You bet, say five Army mental-health experts in the April issue of The American Journal of Psychiatry:
This predeployment screening process was associated with a decreased need for clinical care for combat stress, psychiatric and behavioral disorders, and suicidal ideation…this systematic program evaluation provides the first direct evidence to support the use of a service-wide program of predeployment mental health screening following this model.
Standard military screening referred only 0.3 percent of troops for mental-health evaluation before deploying. The more rigorous checkups advocated by the doctors involved in the study drove that up to 7.7% — and kept 0.7 percent of screened soldiers from deploying.
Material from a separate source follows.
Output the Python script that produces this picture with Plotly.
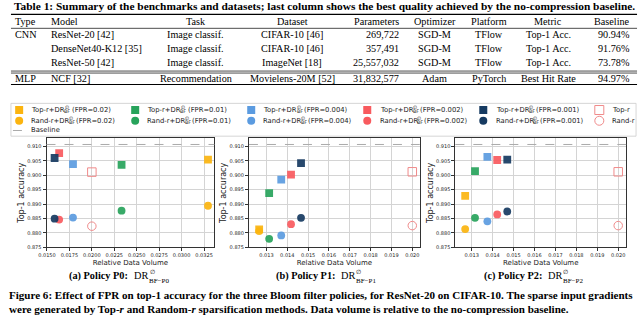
import plotly.graph_objects as go

W, H = 640, 325

# ---- table data ----
table_title = ("Table 1: Summary of the benchmarks and datasets; last column shows "
               "the best quality achieved by the no-compression baseline.")
table_header = ["Type", "Model", "Task", "Dataset", "Parameters",
                "Optimizer", "Platform", "Metric", "Baseline"]
model_types = ["CNN", "", "", "MLP"]
models = ["ResNet-20 [42]", "DenseNet40-K12 [35]", "ResNet-50 [42]", "NCF [32]"]
tasks = ["Image classif.", "Image classif.", "Image classif.", "Recommendation"]
datasets = ["CIFAR-10 [46]", "CIFAR-10 [46]", "ImageNet [18]", "Movielens-20M [52]"]
parameters = ["269,722", "357,491", "25,557,032", "31,832,577"]
optimizers = ["SGD-M", "SGD-M", "SGD-M", "Adam"]
platforms = ["TFlow", "TFlow", "TFlow", "PyTorch"]
metrics = ["Top-1 Acc.", "Top-1 Acc.", "Top-1 Acc.", "Best Hit Rate"]
baselines = ["90.94%", "91.76%", "73.78%", "94.97%"]

# ---- chart data ----
fpr_levels = ["0.02", "0.01", "0.004", "0.002", "0.001"]
fpr_colors = ["#FBB40F", "#27A35B", "#5B9BE0", "#F85A5E", "#163A61"]
policy_names = ["P0", "P1", "P2"]

p0_volume = [0.03294, 0.02331, 0.01790, 0.01636, 0.01585]
p0_top_acc = [0.9054, 0.9036, 0.9039, 0.9077, 0.9060]
p0_rand_acc = [0.8894, 0.8877, 0.8853, 0.8846, 0.8849]

p1_volume = [0.01265, 0.01313, 0.01371, 0.01418, 0.01466]
p1_top_acc = [0.8812, 0.8938, 0.8985, 0.9002, 0.9042]
p1_rand_acc = [0.8806, 0.8779, 0.8791, 0.8830, 0.8852]

p2_volume = [0.01269, 0.01316, 0.01375, 0.01422, 0.01470]
p2_top_acc = [0.8928, 0.9014, 0.9064, 0.9053, 0.9054]
p2_rand_acc = [0.8813, 0.8852, 0.8840, 0.8864, 0.8874]

sparse_volume = 0.0200
topr_acc = [0.9011, 0.9012, 0.9012]
randr_acc = [0.8823, 0.8825, 0.8825]
baseline_acc = 0.9107

p0_xticks = [0.0150, 0.0175, 0.0200, 0.0225, 0.0250, 0.0275, 0.0300, 0.0325]
p12_xticks = [0.013, 0.014, 0.015, 0.016, 0.017, 0.018, 0.019, 0.020]
y_ticks = [0.875, 0.880, 0.885, 0.890, 0.895, 0.900, 0.905, 0.910]

SERIF = "Liberation Serif"
SANS = "DejaVu Sans"
INK = "#222222"


def X(px):
    return px / W


def Y(py):
    return 1 - py / H


fig = go.Figure()
annotations = []
shapes = []


def text(px, py, s, size, anchor="center", family=SERIF, color="black", **kw):
    annotations.append(dict(
        x=X(px), y=Y(py), xref="paper", yref="paper", text=s, showarrow=False,
        xanchor=anchor, yanchor="middle", borderpad=0,
        font=dict(family=family, size=size, color=color), **kw))


def hline(x0, x1, py, width=1, color="black", dash=None):
    shapes.append(dict(type="line", xref="paper", yref="paper",
                       x0=X(x0), x1=X(x1), y0=Y(py), y1=Y(py),
                       line=dict(color=color, width=width, dash=dash)))


# ---- table ----
text(320, 6.5, "<b>" + table_title + "</b>", 11.4)
hline(3, 637, 14.5, 1.2)
hline(3, 637, 28.5, 0.7)
hline(3, 637, 71.5, 0.7)
hline(3, 637, 73.5, 0.7)
hline(3, 637, 85, 1.2)

col_pos = [(18, "center"), (43, "left"), (190, "center"), (288, "center"),
           (397, "right"), (432, "center"), (487, "center"), (547, "center"),
           (631, "right")]
TS = 10.2
for (cx, anc), h in zip(col_pos, table_header):
    text(cx, 21.5, h, TS, anc)
row_y = [35, 49, 63, 79]
cols = [model_types, models, tasks, datasets, parameters, optimizers,
        platforms, metrics, baselines]
for ri, ry in enumerate(row_y):
    for (cx, anc), col in zip(col_pos, cols):
        if col[ri]:
            text(cx, ry, col[ri], TS, anc)

# ---- legend (hidden helper axis in pixel units) ----
shapes.append(dict(type="rect", xref="paper", yref="paper", x0=X(3), x1=X(636),
                   y0=Y(137), y1=Y(104), line=dict(color="#cccccc", width=0.8),
                   fillcolor="rgba(0,0,0,0)"))
leg_x0, leg_dx = 11.3, 117.5
leg_rows = [110.7, 121.5, 131.3]
LS = 6.8


def leg_label(px, py, prefix, suffix):
    text(px, py, prefix + "+DR", LS, "left", SANS, INK)
    w = (4.92 if prefix == "Top-r" else 5.55) * LS
    text(px + w, py + 1.8, "BF", LS * 0.7, "left", SANS, INK)
    text(px + w + 0.5, py - 2.4, "∅", LS * 0.7, "left", SANS, INK)
    text(px + w + 7.5, py, suffix, LS, "left", SANS, INK)


for i, (lvl, col) in enumerate(zip(fpr_levels, fpr_colors)):
    cx = leg_x0 + i * leg_dx
    fig.add_trace(go.Scatter(x=[cx, cx], y=[leg_rows[0], leg_rows[1]], mode="markers",
                             marker=dict(symbol=["square", "circle"], size=8, color=col),
                             xaxis="x4", yaxis="y4", showlegend=False, hoverinfo="skip"))
    leg_label(cx + 11.4, leg_rows[0], "Top-r", "(FPR=%s)" % lvl)
    leg_label(cx + 11.4, leg_rows[1], "Rand-r", "(FPR=%s)" % lvl)
cx = leg_x0 + 5 * leg_dx
fig.add_trace(go.Scatter(x=[cx, cx], y=[leg_rows[0], leg_rows[1]], mode="markers",
                         marker=dict(symbol=["square-open", "circle-open"], size=9,
                                     color="#F08A8A", line=dict(width=1)),
                         xaxis="x4", yaxis="y4", showlegend=False, hoverinfo="skip"))
text(cx + 11.4, leg_rows[0], "Top-r", LS, "left", SANS, INK)
text(cx + 11.4, leg_rows[1], "Rand-r", LS, "left", SANS, INK)
hline(5, 17.5, leg_rows[2], 1, "#aaaaaa", "dash")
text(22.7, leg_rows[2], "Baseline", LS, "left", SANS, INK)

# ---- subplots ----
volumes = [p0_volume, p1_volume, p2_volume]
top_accs = [p0_top_acc, p1_top_acc, p2_top_acc]
rand_accs = [p0_rand_acc, p1_rand_acc, p2_rand_acc]
x_domains = [(39, 209), (244, 417), (453, 626)]
x_ranges = [[0.01495, 0.03365], [0.01216, 0.02036], [0.01222, 0.02038]]
x_ticks = [p0_xticks, p12_xticks, p12_xticks]
x_fmt = ["%.4f", "%.3f", "%.3f"]
y_dom = [Y(249), Y(139)]

layout_axes = {}
for k in range(3):
    sx = "" if k == 0 else str(k + 1)
    xa, ya = "x" + sx, "y" + sx
    for j, col in enumerate(fpr_colors):
        fig.add_trace(go.Scatter(x=[volumes[k][j]], y=[top_accs[k][j]], mode="markers",
                                 marker=dict(symbol="square", size=7.8, color=col, opacity=0.92),
                                 xaxis=xa, yaxis=ya, showlegend=False))
        fig.add_trace(go.Scatter(x=[volumes[k][j]], y=[rand_accs[k][j]], mode="markers",
                                 marker=dict(symbol="circle", size=7.8, color=col, opacity=0.92),
                                 xaxis=xa, yaxis=ya, showlegend=False))
    fig.add_trace(go.Scatter(x=[sparse_volume, sparse_volume], y=[topr_acc[k], randr_acc[k]],
                             mode="markers",
                             marker=dict(symbol=["square-open", "circle-open"], size=8.5,
                                         color="#F08A8A", line=dict(width=1)),
                             xaxis=xa, yaxis=ya, showlegend=False))
    shapes.append(dict(type="line", xref=xa + " domain", yref=ya, x0=0, x1=1,
                       y0=baseline_acc, y1=baseline_acc,
                       line=dict(color="#aaaaaa", width=1, dash="dash")))
    d0, d1 = x_domains[k]
    common = dict(showline=True, mirror=True, linecolor="#333333", linewidth=1,
                  ticks="outside", ticklen=3, tickwidth=0.8, tickcolor="#333333",
                  showgrid=True, gridcolor="#d4d4d4", gridwidth=1, zeroline=False,
                  tickfont=dict(family=SANS, size=5, color=INK))
    layout_axes["xaxis" + sx] = dict(
        domain=[X(d0), X(d1)], range=x_ranges[k], anchor=ya,
        tickvals=x_ticks[k], ticktext=[x_fmt[k] % v for v in x_ticks[k]],
        title=dict(text="Relative Data Volume", font=dict(family=SANS, size=7, color=INK),
                   standoff=2), **common)
    layout_axes["yaxis" + sx] = dict(
        domain=y_dom, range=[0.8749, 0.9129], anchor=xa,
        tickvals=y_ticks, ticktext=["%.3f" % v for v in y_ticks],
        title=dict(text="Top-1 accuracy", font=dict(family=SANS, size=8, color=INK),
                   standoff=1), **common)

    # sub-captions
    cxc = [111, 320, 530][k]
    text(cxc + 12, 277.5, "<b>(%s) Policy %s:</b>" % ("abc"[k], policy_names[k]), 10.3, "right")
    text(cxc + 16, 277.5, "DR", 10.3, "left")
    text(cxc + 31, 283, "BF−%s" % policy_names[k], 7, "left")
    text(cxc + 31.5, 273.5, "∅", 6.3, "left")

layout_axes["xaxis4"] = dict(domain=[0, 1], range=[0, W], visible=False, fixedrange=True)
layout_axes["yaxis4"] = dict(domain=[0, 1], range=[H, 0], visible=False, fixedrange=True,
                             anchor="x4")

# ---- figure caption ----
text(0, 297, "<b>Figure 6: Effect of FPR on top-1 accuracy for the three Bloom filter policies, "
     "for ResNet-20 on CIFAR-10. The sparse input gradients</b>", 11.05, "left")
text(0, 311, "<b>were generated by Top-<i>r</i> and Random-<i>r</i> sparsification methods. "
     "Data volume is relative to the no-compression baseline.</b>", 11.05, "left")

fig.update_layout(
    width=W, height=H, margin=dict(l=0, r=0, t=0, b=0),
    paper_bgcolor="white", plot_bgcolor="rgba(0,0,0,0)",
    annotations=annotations, shapes=shapes, showlegend=False,
    **layout_axes)

# the page body has a default 8px margin; remove it so the figure fills the window
fig.write_html("out.html", config={"displayModeBar": False},
               post_script="document.body.style.margin='0';")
That’s a small, but significant number: with 100,000 troops in Afghanistan, for example, it represents 700 people — each one a potential problem for the military and his or her family.
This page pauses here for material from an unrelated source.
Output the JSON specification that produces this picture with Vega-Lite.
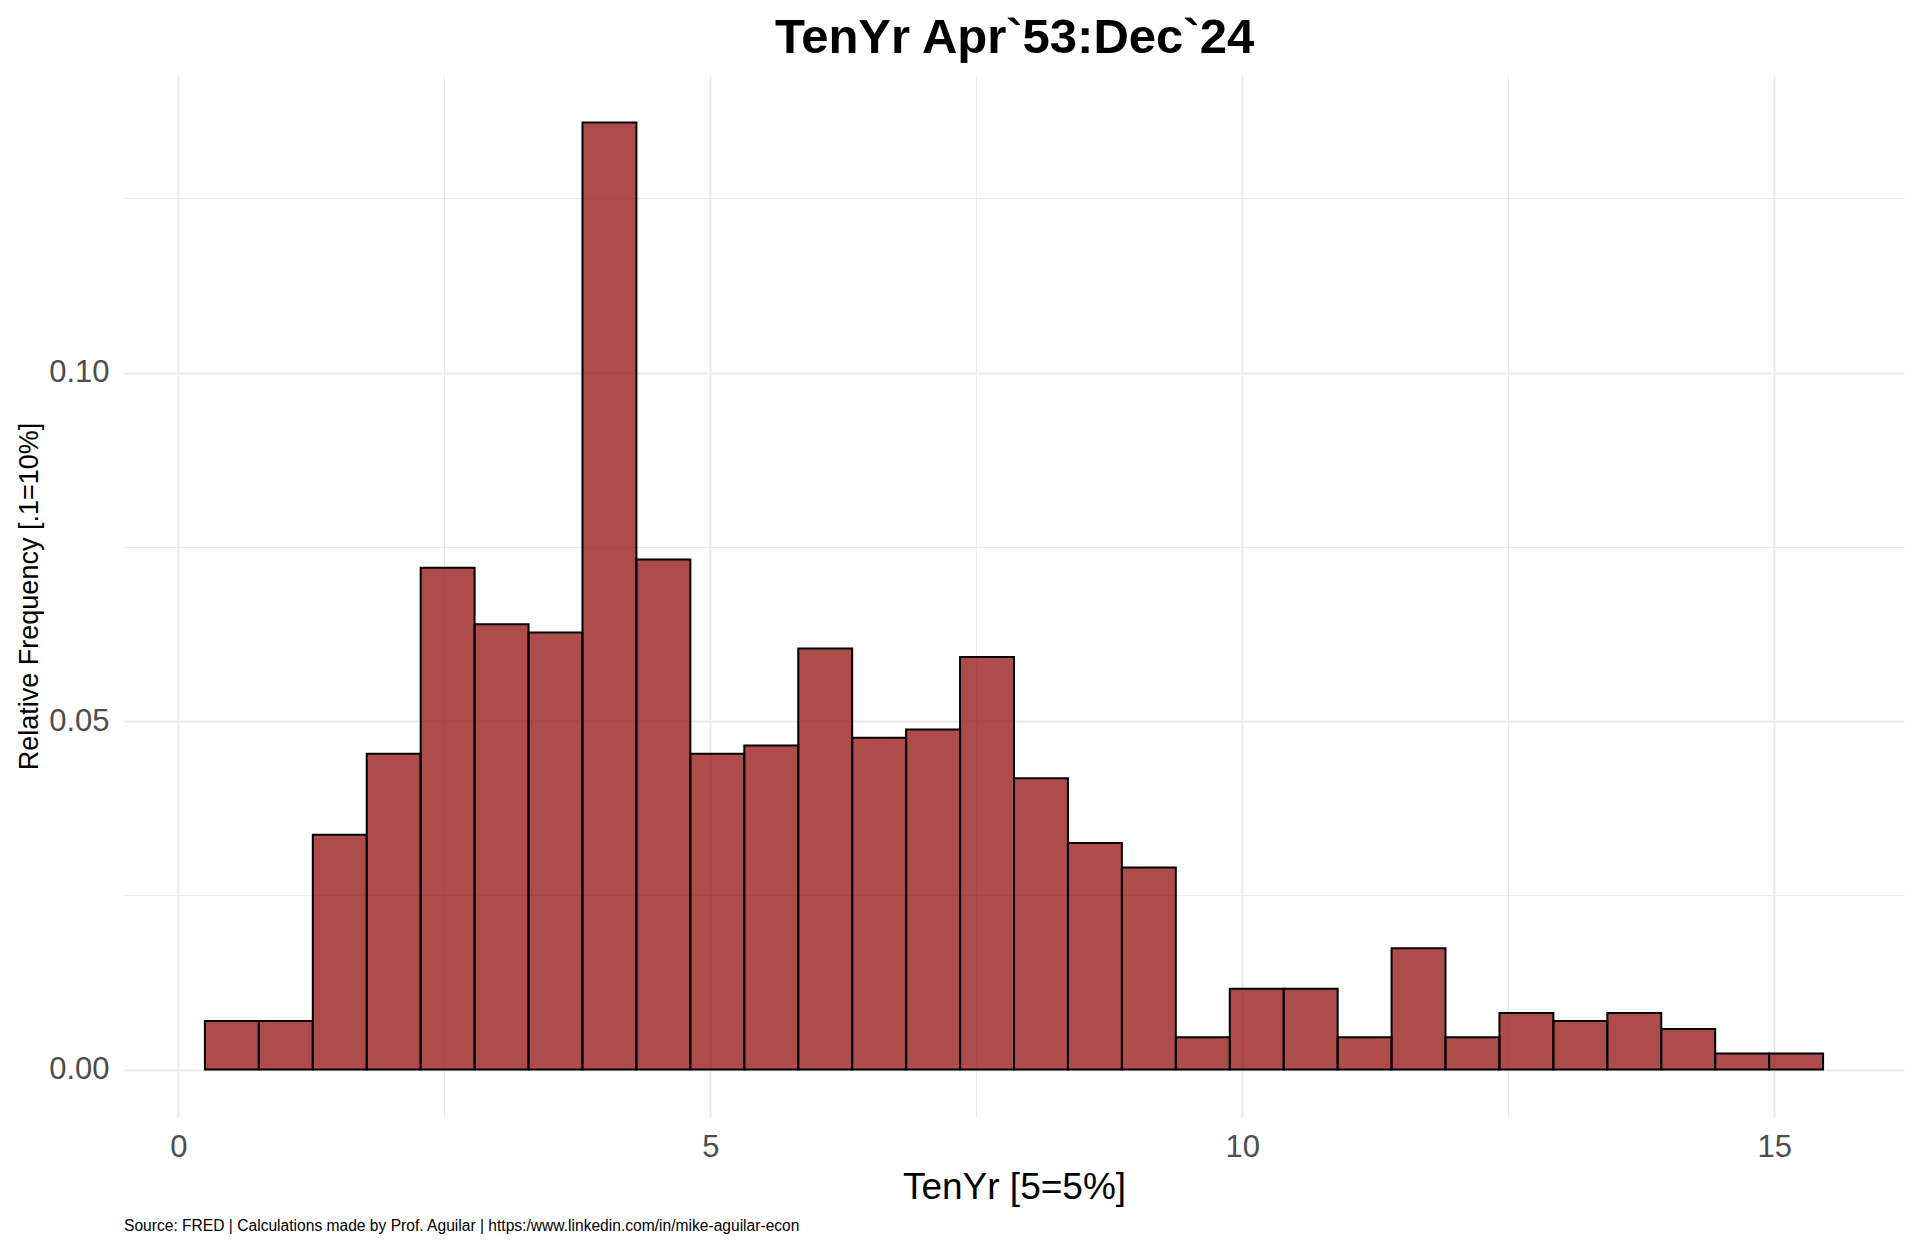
{
  "$schema": "https://vega.github.io/schema/vega-lite/v6.json",
  "description": "Histogram of the ten year rate, relative frequency per bin",
  "autosize": {"type": "none"},
  "width": 1780,
  "height": 1042,
  "padding": {"left": 124, "top": 75, "right": 16, "bottom": 131},
  "background": "white",
  "config": {
    "view": {"stroke": null},
    "font": "Liberation Sans"
  },
  "title": {
    "text": "Source: FRED | Calculations made by Prof. Aguilar | https:/www.linkedin.com/in/mike-aguilar-econ",
    "orient": "bottom",
    "anchor": "start",
    "frame": "group",
    "font": "Liberation Sans Narrow, Arial Narrow, Liberation Sans",
    "fontSize": 15.6,
    "fontWeight": "normal",
    "color": "black",
    "baseline": "alphabetic",
    "offset": 26
  },
  "data": {
    "values": [
      {"bin_start": 0.25, "bin_end": 0.757, "freq": 0.00697},
      {"bin_start": 0.757, "bin_end": 1.264, "freq": 0.00697},
      {"bin_start": 1.264, "bin_end": 1.771, "freq": 0.03368},
      {"bin_start": 1.771, "bin_end": 2.278, "freq": 0.0453},
      {"bin_start": 2.278, "bin_end": 2.785, "freq": 0.0720},
      {"bin_start": 2.785, "bin_end": 3.292, "freq": 0.0639},
      {"bin_start": 3.292, "bin_end": 3.799, "freq": 0.0627},
      {"bin_start": 3.799, "bin_end": 4.306, "freq": 0.1359},
      {"bin_start": 4.306, "bin_end": 4.813, "freq": 0.0732},
      {"bin_start": 4.813, "bin_end": 5.32, "freq": 0.0453},
      {"bin_start": 5.32, "bin_end": 5.827, "freq": 0.0465},
      {"bin_start": 5.827, "bin_end": 6.334, "freq": 0.0604},
      {"bin_start": 6.334, "bin_end": 6.841, "freq": 0.0476},
      {"bin_start": 6.841, "bin_end": 7.348, "freq": 0.0488},
      {"bin_start": 7.348, "bin_end": 7.855, "freq": 0.0592},
      {"bin_start": 7.855, "bin_end": 8.362, "freq": 0.0418},
      {"bin_start": 8.362, "bin_end": 8.869, "freq": 0.0325},
      {"bin_start": 8.869, "bin_end": 9.376, "freq": 0.0290},
      {"bin_start": 9.376, "bin_end": 9.883, "freq": 0.00465},
      {"bin_start": 9.883, "bin_end": 10.39, "freq": 0.0116},
      {"bin_start": 10.39, "bin_end": 10.897, "freq": 0.0116},
      {"bin_start": 10.897, "bin_end": 11.404, "freq": 0.00465},
      {"bin_start": 11.404, "bin_end": 11.911, "freq": 0.0174},
      {"bin_start": 11.911, "bin_end": 12.418, "freq": 0.00465},
      {"bin_start": 12.418, "bin_end": 12.925, "freq": 0.00813},
      {"bin_start": 12.925, "bin_end": 13.432, "freq": 0.00697},
      {"bin_start": 13.432, "bin_end": 13.939, "freq": 0.00813},
      {"bin_start": 13.939, "bin_end": 14.446, "freq": 0.00581},
      {"bin_start": 14.446, "bin_end": 14.953, "freq": 0.00232},
      {"bin_start": 14.953, "bin_end": 15.46, "freq": 0.00232}
    ]
  },
  "layer": [
    {
      "mark": {"type": "bar", "fill": "#8B0000", "fillOpacity": 0.7, "stroke": "black", "strokeWidth": 2},
      "encoding": {
        "x": {
          "field": "bin_start",
          "type": "quantitative",
          "scale": {"domain": [-0.5105, 16.2205], "nice": false, "zero": false},
          "axis": {
            "orient": "bottom",
            "title": "TenYr [5=5%]",
            "values": [0, 2.5, 5, 7.5, 10, 12.5, 15],
            "labelExpr": "datum.value % 5 === 0 ? datum.label : ''",
            "labelFontSize": 31,
            "labelColor": "#4D4D4D",
            "labelBaseline": "alphabetic",
            "labelPadding": 39,
            "labelFlush": false,
            "labelOverlap": false,
            "ticks": false,
            "tickSize": 0,
            "domain": false,
            "grid": true,
            "gridColor": "#EBEBEB",
            "gridWidth": {"condition": {"test": "datum.value % 5 === 0", "value": 2}, "value": 1},
            "titleFontSize": 37,
            "titleFontWeight": "normal",
            "titleColor": "black",
            "titleBaseline": "alphabetic",
            "titlePadding": 36
          }
        },
        "x2": {"field": "bin_end"},
        "y": {
          "field": "freq",
          "type": "quantitative",
          "scale": {"domain": [-0.0068, 0.1427], "nice": false, "zero": false},
          "axis": {
            "title": "Relative Frequency [.1=10%]",
            "values": [0, 0.025, 0.05, 0.075, 0.1, 0.125],
            "format": ".2f",
            "labelExpr": "round(datum.value * 1000) % 50 === 0 ? datum.label : ''",
            "labelFontSize": 31,
            "labelColor": "#4D4D4D",
            "labelPadding": 15,
            "labelOverlap": false,
            "labelFlush": false,
            "ticks": false,
            "tickSize": 0,
            "domain": false,
            "grid": true,
            "gridColor": "#EBEBEB",
            "gridWidth": {"condition": {"test": "round(datum.value * 1000) % 50 === 0", "value": 2}, "value": 1},
            "titleFontSize": 27,
            "titleFontWeight": "normal",
            "titleColor": "black",
            "titleBaseline": "alphabetic",
            "titlePadding": 11
          }
        },
        "y2": {"datum": 0}
      }
    },
    {
      "mark": {"type": "bar", "opacity": 0},
      "encoding": {
        "x": {
          "field": "bin_start",
          "type": "quantitative",
          "axis": {
            "orient": "top",
            "title": "TenYr Apr`53:Dec`24",
            "labels": false,
            "ticks": false,
            "domain": false,
            "grid": false,
            "titleFontSize": 49,
            "titleFontWeight": "bold",
            "titleColor": "black",
            "titleBaseline": "alphabetic",
            "titlePadding": 23
          }
        },
        "x2": {"field": "bin_end"}
      }
    }
  ],
  "resolve": {"axis": {"x": "independent"}}
}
“This study provides the first direct evidence that a program that combines pre-deployment support and care coordination in theater — involving primary care, unit surgeons and behavioral health personnel — is effective in preventing adverse behavioral outcomes for soldiers during deployment,” Army Lieut. Col. Christopher Warner, the lead author, said last week.
Now at Fort Leavenworth’s Command and General Staff College, Warner previewed these findings for me last year when he was supervising the behavioral health unit at Fort Stewart, Ga. “We saw a significant reduction in soldiers who had to be evacuated from theater, or duty limitations — having their weapons removed,” he said. “The bottom line is by doing that (pre-deployment surveys) we actually kept soldiers linked into care, and kept them in the fight.”
The authors helpfully provide a chart that details just where a soldier bound for combat can be derailed if he or she doesn’t pass muster, mentally. Think of it as kind of a New Jersey Turnpike for the mind, with lots of exits available:
An editorial in the journal praises the research as a key first step toward keeping soldiers well: “It is incumbent on the U.S. military to prospectively evaluate these new programs in order to provide high-quality evidence-based systems for supporting soldiers in the field, as well as for soldiers who have returned to their base or home.”